Return only the lines running from the line with "Reproduce this chart with matplotlib." down to the line with "import matplotlib.pyplot as plt", both included, exactly as they appear.

* begin INFORMATION SUPPLIED *

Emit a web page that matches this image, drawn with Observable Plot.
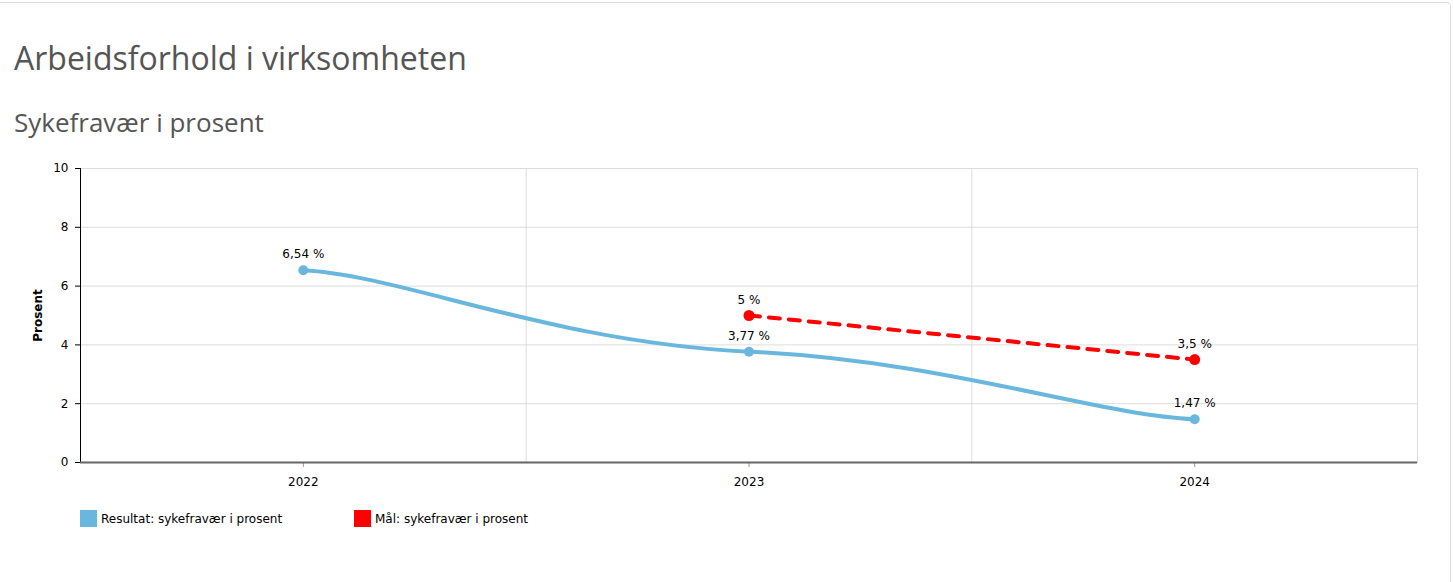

* end INFORMATION SUPPLIED *
* begin INFORMATION SUPPLIED *

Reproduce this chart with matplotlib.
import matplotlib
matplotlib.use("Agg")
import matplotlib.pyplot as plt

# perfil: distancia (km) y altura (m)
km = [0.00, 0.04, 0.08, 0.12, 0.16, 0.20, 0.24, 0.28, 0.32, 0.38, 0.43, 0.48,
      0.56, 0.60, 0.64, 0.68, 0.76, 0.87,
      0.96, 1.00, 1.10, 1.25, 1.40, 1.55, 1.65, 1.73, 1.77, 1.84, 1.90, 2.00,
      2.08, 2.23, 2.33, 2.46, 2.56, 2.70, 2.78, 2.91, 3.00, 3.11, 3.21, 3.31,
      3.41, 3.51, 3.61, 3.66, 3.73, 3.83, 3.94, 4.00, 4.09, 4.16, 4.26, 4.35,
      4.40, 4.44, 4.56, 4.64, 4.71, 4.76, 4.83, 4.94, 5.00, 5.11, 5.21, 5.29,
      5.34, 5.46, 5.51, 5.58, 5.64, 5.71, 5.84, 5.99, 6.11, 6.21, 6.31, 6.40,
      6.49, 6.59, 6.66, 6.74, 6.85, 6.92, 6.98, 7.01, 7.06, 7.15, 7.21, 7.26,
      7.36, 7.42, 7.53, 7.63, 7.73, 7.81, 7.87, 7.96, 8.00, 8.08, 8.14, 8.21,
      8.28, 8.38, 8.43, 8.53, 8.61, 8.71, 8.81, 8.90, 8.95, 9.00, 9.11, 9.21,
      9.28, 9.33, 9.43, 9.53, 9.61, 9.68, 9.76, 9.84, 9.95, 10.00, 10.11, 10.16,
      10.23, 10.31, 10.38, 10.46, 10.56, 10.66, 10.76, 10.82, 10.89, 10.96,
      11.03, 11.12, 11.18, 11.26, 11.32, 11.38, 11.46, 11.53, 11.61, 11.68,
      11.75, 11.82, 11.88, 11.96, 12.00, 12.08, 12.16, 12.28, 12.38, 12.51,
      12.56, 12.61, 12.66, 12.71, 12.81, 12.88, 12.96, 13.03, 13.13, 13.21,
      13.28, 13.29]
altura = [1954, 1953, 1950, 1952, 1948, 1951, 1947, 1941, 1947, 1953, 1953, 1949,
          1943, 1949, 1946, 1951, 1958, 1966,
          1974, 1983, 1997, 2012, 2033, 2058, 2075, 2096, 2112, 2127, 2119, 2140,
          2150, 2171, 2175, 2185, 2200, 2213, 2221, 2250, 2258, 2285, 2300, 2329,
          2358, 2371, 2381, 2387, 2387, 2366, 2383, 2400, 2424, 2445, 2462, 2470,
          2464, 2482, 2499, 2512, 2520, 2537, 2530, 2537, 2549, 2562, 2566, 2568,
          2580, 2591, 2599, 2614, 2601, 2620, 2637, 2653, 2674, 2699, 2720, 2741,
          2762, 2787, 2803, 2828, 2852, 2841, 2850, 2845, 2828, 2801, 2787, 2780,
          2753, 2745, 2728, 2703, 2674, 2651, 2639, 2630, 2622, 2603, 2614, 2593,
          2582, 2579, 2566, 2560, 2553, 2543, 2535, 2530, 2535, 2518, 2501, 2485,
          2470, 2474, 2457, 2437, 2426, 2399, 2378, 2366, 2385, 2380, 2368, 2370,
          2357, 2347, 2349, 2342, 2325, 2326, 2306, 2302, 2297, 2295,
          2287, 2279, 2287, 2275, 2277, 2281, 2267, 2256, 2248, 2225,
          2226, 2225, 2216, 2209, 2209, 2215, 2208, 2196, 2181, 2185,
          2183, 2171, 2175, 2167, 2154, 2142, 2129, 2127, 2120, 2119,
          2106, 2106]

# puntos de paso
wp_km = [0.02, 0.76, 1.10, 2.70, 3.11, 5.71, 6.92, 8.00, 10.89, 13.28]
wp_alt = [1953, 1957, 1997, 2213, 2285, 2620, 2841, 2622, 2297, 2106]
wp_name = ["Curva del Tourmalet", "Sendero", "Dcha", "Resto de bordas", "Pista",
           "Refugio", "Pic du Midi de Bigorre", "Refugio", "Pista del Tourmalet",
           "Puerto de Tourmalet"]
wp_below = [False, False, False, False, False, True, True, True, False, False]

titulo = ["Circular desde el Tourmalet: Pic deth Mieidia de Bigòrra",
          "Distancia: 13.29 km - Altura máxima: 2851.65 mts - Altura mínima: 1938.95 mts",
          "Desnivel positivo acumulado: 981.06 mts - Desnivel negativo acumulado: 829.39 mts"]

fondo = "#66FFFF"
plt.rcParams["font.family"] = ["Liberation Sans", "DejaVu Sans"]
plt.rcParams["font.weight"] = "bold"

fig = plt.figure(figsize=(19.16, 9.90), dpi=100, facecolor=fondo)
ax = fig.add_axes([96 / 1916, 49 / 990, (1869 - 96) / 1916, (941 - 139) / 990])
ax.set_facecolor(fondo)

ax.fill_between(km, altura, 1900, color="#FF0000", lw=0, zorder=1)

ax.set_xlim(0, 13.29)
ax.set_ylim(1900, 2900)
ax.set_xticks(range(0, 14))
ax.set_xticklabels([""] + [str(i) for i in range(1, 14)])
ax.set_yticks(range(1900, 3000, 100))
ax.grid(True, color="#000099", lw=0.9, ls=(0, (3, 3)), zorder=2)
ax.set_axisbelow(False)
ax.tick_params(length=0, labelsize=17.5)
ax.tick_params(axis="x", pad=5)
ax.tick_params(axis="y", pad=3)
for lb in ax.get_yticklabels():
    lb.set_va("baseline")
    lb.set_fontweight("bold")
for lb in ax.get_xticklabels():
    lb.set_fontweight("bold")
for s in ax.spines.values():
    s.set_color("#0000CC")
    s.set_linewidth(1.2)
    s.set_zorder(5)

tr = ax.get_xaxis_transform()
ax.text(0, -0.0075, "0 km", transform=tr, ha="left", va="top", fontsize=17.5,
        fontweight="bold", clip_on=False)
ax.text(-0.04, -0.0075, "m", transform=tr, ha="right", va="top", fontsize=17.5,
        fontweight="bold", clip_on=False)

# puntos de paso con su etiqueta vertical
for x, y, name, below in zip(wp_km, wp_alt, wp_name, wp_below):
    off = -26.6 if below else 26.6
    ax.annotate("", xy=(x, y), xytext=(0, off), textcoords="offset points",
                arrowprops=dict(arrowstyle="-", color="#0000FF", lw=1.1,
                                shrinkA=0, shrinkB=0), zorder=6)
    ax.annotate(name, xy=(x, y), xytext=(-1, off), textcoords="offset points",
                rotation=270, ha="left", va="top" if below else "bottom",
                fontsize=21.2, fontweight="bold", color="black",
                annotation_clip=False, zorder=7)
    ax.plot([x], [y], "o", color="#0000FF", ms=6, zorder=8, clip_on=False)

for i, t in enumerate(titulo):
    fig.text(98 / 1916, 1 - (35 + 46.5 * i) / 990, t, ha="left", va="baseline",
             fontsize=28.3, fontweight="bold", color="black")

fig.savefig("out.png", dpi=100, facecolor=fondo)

* end INFORMATION SUPPLIED *
* begin INFORMATION SUPPLIED *

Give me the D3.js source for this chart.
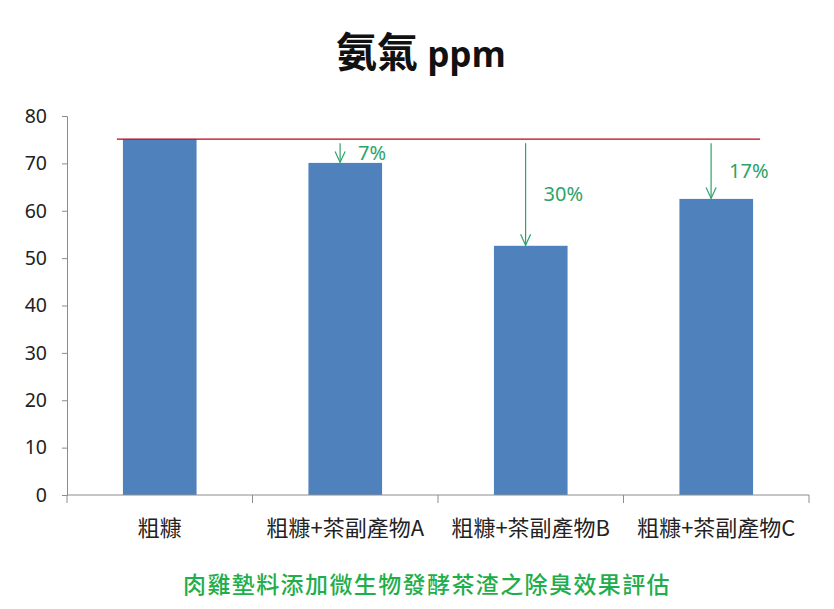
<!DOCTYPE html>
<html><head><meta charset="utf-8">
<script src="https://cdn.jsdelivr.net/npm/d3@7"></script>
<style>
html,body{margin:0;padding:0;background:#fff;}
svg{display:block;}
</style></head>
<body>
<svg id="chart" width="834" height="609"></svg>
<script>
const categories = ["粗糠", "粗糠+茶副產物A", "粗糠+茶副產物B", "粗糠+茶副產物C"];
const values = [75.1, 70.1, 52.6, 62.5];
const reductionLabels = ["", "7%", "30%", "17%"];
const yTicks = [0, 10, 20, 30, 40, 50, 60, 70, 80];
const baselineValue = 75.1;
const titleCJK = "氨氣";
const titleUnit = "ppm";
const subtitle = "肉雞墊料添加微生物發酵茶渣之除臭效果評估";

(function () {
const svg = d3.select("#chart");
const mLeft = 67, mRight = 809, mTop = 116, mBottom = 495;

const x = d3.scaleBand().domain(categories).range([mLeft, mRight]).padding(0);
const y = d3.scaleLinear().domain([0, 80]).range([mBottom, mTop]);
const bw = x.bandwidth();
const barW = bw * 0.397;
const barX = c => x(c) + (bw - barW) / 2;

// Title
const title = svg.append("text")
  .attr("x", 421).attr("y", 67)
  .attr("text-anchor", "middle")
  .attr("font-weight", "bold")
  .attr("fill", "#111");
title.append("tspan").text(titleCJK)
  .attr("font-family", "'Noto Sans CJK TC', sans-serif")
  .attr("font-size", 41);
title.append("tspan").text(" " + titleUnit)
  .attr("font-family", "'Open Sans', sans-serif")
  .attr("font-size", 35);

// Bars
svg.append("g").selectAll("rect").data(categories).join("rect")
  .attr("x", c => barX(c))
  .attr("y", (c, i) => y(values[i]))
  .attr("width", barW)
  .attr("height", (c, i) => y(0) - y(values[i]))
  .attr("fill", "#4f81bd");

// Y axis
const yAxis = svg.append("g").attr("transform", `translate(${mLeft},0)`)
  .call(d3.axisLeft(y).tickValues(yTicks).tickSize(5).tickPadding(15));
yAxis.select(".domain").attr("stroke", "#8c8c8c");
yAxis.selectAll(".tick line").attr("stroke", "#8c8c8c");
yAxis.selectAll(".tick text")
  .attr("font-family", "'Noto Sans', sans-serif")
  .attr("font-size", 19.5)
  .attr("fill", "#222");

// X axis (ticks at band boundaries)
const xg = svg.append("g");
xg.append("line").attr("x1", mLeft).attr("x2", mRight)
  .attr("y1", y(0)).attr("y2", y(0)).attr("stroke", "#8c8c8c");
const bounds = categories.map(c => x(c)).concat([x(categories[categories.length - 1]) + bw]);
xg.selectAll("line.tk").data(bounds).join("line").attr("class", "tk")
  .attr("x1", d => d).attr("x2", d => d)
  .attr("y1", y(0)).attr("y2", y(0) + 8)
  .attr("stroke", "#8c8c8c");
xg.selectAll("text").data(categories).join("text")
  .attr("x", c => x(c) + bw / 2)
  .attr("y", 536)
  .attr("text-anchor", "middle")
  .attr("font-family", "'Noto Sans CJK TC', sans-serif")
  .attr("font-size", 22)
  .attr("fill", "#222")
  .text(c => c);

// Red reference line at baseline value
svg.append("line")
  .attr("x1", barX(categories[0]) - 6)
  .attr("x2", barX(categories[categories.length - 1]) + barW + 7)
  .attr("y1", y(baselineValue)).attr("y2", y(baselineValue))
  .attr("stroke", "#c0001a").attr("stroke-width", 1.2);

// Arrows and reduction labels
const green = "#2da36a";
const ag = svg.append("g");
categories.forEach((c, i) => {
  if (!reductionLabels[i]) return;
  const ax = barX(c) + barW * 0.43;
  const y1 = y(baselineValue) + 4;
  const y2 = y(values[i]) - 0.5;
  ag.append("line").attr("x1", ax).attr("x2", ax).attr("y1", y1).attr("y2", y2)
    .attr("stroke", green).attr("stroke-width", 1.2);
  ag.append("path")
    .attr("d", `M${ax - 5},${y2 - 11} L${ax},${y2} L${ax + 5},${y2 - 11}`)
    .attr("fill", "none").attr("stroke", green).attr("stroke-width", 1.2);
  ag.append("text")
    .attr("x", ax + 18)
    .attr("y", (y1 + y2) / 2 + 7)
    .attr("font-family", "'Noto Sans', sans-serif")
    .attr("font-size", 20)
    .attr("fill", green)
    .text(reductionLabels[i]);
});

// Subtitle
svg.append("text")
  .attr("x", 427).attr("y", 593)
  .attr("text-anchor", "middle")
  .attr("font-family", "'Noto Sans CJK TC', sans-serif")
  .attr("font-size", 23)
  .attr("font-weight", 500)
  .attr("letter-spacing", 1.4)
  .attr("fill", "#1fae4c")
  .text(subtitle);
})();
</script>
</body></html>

* end INFORMATION SUPPLIED *

EXERCISE RESPONSE →
Reproduce this chart with matplotlib.
import matplotlib
matplotlib.use("Agg")
import matplotlib.pyplot as plt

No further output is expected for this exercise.